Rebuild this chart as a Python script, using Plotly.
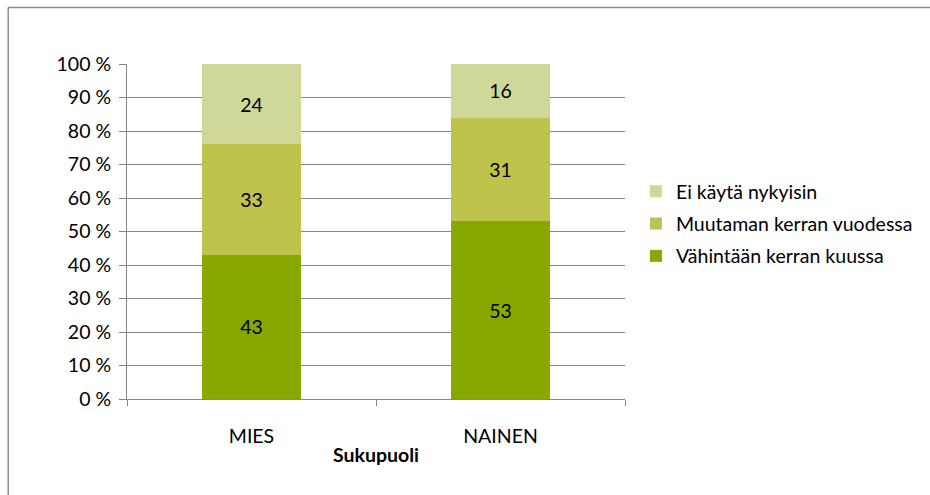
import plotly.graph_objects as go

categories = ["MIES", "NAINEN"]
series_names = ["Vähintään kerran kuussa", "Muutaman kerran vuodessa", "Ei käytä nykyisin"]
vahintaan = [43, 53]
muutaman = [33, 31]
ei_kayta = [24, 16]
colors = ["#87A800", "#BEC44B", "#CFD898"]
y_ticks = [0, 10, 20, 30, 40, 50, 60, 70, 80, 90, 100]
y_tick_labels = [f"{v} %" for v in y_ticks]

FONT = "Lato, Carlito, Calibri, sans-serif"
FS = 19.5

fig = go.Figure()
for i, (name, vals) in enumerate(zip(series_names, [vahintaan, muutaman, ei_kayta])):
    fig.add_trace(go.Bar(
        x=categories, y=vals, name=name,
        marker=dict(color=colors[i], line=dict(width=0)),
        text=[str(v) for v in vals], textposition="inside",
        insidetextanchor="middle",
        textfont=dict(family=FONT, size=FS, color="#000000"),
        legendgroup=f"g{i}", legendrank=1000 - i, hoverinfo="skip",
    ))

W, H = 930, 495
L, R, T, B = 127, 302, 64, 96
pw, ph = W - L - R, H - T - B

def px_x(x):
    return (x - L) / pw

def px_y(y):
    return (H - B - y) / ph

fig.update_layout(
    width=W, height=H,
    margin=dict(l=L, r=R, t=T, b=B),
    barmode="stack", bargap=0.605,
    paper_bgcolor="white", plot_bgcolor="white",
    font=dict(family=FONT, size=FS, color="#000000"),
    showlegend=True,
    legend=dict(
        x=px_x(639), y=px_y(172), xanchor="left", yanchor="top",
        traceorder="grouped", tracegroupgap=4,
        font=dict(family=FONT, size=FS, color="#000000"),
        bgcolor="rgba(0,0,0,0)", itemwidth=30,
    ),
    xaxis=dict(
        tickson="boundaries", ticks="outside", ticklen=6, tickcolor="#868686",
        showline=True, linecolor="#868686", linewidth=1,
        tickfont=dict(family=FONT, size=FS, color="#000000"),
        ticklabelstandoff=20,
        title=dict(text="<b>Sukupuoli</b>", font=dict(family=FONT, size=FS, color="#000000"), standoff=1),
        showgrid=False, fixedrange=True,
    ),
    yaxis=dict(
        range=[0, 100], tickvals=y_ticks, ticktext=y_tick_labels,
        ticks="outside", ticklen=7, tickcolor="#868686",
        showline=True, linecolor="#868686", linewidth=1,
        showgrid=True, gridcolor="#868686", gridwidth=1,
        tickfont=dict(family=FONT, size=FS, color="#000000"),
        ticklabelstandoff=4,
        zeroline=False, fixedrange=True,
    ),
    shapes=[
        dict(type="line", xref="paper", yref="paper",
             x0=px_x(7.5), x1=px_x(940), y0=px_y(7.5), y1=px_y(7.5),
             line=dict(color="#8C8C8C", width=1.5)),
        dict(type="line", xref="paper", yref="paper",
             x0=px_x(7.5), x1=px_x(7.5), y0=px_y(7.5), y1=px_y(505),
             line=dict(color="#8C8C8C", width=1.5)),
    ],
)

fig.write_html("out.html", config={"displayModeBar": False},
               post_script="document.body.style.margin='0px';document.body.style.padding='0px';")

··········

** PROBLEM REQUIREMENTS **
Could the lines from the top of the material through the line with "return (H - B - y) / ph" be repeated exactly, pictures left out?

** SOLUTION TO THIS TASK **
Rebuild this chart as a Python script, using Plotly.
import plotly.graph_objects as go

categories = ["MIES", "NAINEN"]
series_names = ["Vähintään kerran kuussa", "Muutaman kerran vuodessa", "Ei käytä nykyisin"]
vahintaan = [43, 53]
muutaman = [33, 31]
ei_kayta = [24, 16]
colors = ["#87A800", "#BEC44B", "#CFD898"]
y_ticks = [0, 10, 20, 30, 40, 50, 60, 70, 80, 90, 100]
y_tick_labels = [f"{v} %" for v in y_ticks]

FONT = "Lato, Carlito, Calibri, sans-serif"
FS = 19.5

fig = go.Figure()
for i, (name, vals) in enumerate(zip(series_names, [vahintaan, muutaman, ei_kayta])):
    fig.add_trace(go.Bar(
        x=categories, y=vals, name=name,
        marker=dict(color=colors[i], line=dict(width=0)),
        text=[str(v) for v in vals], textposition="inside",
        insidetextanchor="middle",
        textfont=dict(family=FONT, size=FS, color="#000000"),
        legendgroup=f"g{i}", legendrank=1000 - i, hoverinfo="skip",
    ))

W, H = 930, 495
L, R, T, B = 127, 302, 64, 96
pw, ph = W - L - R, H - T - B

def px_x(x):
    return (x - L) / pw

def px_y(y):
    return (H - B - y) / ph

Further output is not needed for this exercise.